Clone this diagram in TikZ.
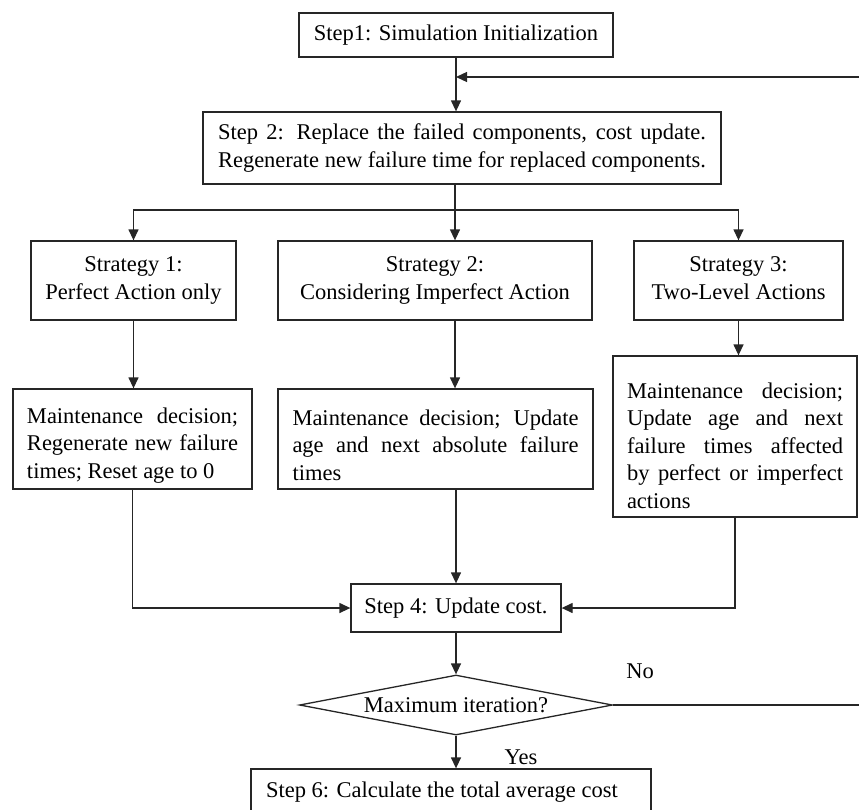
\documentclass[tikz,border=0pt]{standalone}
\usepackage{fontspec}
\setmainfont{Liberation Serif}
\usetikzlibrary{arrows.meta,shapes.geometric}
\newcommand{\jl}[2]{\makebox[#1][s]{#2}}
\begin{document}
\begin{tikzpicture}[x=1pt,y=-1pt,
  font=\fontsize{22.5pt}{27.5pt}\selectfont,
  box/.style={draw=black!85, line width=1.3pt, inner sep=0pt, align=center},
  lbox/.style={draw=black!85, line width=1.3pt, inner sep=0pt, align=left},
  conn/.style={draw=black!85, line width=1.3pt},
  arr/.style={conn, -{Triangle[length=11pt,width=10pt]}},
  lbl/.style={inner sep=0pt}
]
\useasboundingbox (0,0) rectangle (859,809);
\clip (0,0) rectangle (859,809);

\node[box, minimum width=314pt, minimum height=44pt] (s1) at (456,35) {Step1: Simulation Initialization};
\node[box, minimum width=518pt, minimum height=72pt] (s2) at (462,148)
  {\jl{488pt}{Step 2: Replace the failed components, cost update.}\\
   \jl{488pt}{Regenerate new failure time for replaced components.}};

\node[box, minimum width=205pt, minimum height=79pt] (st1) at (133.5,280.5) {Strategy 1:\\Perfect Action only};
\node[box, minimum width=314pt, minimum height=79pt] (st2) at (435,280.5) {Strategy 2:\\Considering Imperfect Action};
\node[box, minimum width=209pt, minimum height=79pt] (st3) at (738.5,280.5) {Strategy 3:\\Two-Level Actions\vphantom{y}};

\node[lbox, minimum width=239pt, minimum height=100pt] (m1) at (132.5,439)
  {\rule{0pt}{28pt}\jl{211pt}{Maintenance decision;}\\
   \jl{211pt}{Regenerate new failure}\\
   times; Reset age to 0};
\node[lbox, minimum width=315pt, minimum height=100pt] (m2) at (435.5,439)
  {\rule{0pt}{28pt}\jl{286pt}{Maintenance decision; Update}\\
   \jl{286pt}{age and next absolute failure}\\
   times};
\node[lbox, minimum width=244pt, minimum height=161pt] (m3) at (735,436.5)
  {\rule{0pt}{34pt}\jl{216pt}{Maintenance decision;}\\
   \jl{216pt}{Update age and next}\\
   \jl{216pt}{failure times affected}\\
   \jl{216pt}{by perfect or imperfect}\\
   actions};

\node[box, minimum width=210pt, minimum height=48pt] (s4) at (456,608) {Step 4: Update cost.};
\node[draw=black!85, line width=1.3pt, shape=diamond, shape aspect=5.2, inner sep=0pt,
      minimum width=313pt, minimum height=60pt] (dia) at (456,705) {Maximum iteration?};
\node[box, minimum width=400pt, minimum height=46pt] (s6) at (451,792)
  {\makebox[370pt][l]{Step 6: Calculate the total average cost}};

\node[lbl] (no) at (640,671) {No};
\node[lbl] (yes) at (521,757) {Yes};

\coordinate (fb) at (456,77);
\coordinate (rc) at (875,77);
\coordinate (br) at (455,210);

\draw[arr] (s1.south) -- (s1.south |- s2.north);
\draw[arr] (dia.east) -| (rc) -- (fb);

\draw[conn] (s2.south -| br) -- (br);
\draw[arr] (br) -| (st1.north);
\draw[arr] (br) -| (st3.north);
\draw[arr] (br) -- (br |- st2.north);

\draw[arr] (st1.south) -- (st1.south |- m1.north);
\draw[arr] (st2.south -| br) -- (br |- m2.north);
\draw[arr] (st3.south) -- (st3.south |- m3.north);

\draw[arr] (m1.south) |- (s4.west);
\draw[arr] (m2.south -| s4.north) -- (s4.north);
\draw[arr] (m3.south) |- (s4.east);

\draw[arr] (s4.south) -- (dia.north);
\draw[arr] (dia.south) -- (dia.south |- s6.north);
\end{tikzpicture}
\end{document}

→ To do
Leave out the pictures and transcribe everything else exactly.

→ Full response
Clone this diagram in TikZ.
\documentclass[tikz,border=0pt]{standalone}
\usepackage{fontspec}
\setmainfont{Liberation Serif}
\usetikzlibrary{arrows.meta,shapes.geometric}
\newcommand{\jl}[2]{\makebox[#1][s]{#2}}
\begin{document}
\begin{tikzpicture}[x=1pt,y=-1pt,
  font=\fontsize{22.5pt}{27.5pt}\selectfont,
  box/.style={draw=black!85, line width=1.3pt, inner sep=0pt, align=center},
  lbox/.style={draw=black!85, line width=1.3pt, inner sep=0pt, align=left},
  conn/.style={draw=black!85, line width=1.3pt},
  arr/.style={conn, -{Triangle[length=11pt,width=10pt]}},
  lbl/.style={inner sep=0pt}
]
\useasboundingbox (0,0) rectangle (859,809);
\clip (0,0) rectangle (859,809);

\node[box, minimum width=314pt, minimum height=44pt] (s1) at (456,35) {Step1: Simulation Initialization};
\node[box, minimum width=518pt, minimum height=72pt] (s2) at (462,148)
  {\jl{488pt}{Step 2: Replace the failed components, cost update.}\\
   \jl{488pt}{Regenerate new failure time for replaced components.}};

\node[box, minimum width=205pt, minimum height=79pt] (st1) at (133.5,280.5) {Strategy 1:\\Perfect Action only};
\node[box, minimum width=314pt, minimum height=79pt] (st2) at (435,280.5) {Strategy 2:\\Considering Imperfect Action};
\node[box, minimum width=209pt, minimum height=79pt] (st3) at (738.5,280.5) {Strategy 3:\\Two-Level Actions\vphantom{y}};

\node[lbox, minimum width=239pt, minimum height=100pt] (m1) at (132.5,439)
  {\rule{0pt}{28pt}\jl{211pt}{Maintenance decision;}\\
   \jl{211pt}{Regenerate new failure}\\
   times; Reset age to 0};
\node[lbox, minimum width=315pt, minimum height=100pt] (m2) at (435.5,439)
  {\rule{0pt}{28pt}\jl{286pt}{Maintenance decision; Update}\\
   \jl{286pt}{age and next absolute failure}\\
   times};
\node[lbox, minimum width=244pt, minimum height=161pt] (m3) at (735,436.5)
  {\rule{0pt}{34pt}\jl{216pt}{Maintenance decision;}\\
   \jl{216pt}{Update age and next}\\
   \jl{216pt}{failure times affected}\\
   \jl{216pt}{by perfect or imperfect}\\
   actions};

\node[box, minimum width=210pt, minimum height=48pt] (s4) at (456,608) {Step 4: Update cost.};
\node[draw=black!85, line width=1.3pt, shape=diamond, shape aspect=5.2, inner sep=0pt,
      minimum width=313pt, minimum height=60pt] (dia) at (456,705) {Maximum iteration?};
\node[box, minimum width=400pt, minimum height=46pt] (s6) at (451,792)
  {\makebox[370pt][l]{Step 6: Calculate the total average cost}};

\node[lbl] (no) at (640,671) {No};
\node[lbl] (yes) at (521,757) {Yes};

\coordinate (fb) at (456,77);
\coordinate (rc) at (875,77);
\coordinate (br) at (455,210);

\draw[arr] (s1.south) -- (s1.south |- s2.north);
\draw[arr] (dia.east) -| (rc) -- (fb);

\draw[conn] (s2.south -| br) -- (br);
\draw[arr] (br) -| (st1.north);
\draw[arr] (br) -| (st3.north);
\draw[arr] (br) -- (br |- st2.north);

\draw[arr] (st1.south) -- (st1.south |- m1.north);
\draw[arr] (st2.south -| br) -- (br |- m2.north);
\draw[arr] (st3.south) -- (st3.south |- m3.north);

\draw[arr] (m1.south) |- (s4.west);
\draw[arr] (m2.south -| s4.north) -- (s4.north);
\draw[arr] (m3.south) |- (s4.east);

\draw[arr] (s4.south) -- (dia.north);
\draw[arr] (dia.south) -- (dia.south |- s6.north);
\end{tikzpicture}
\end{document}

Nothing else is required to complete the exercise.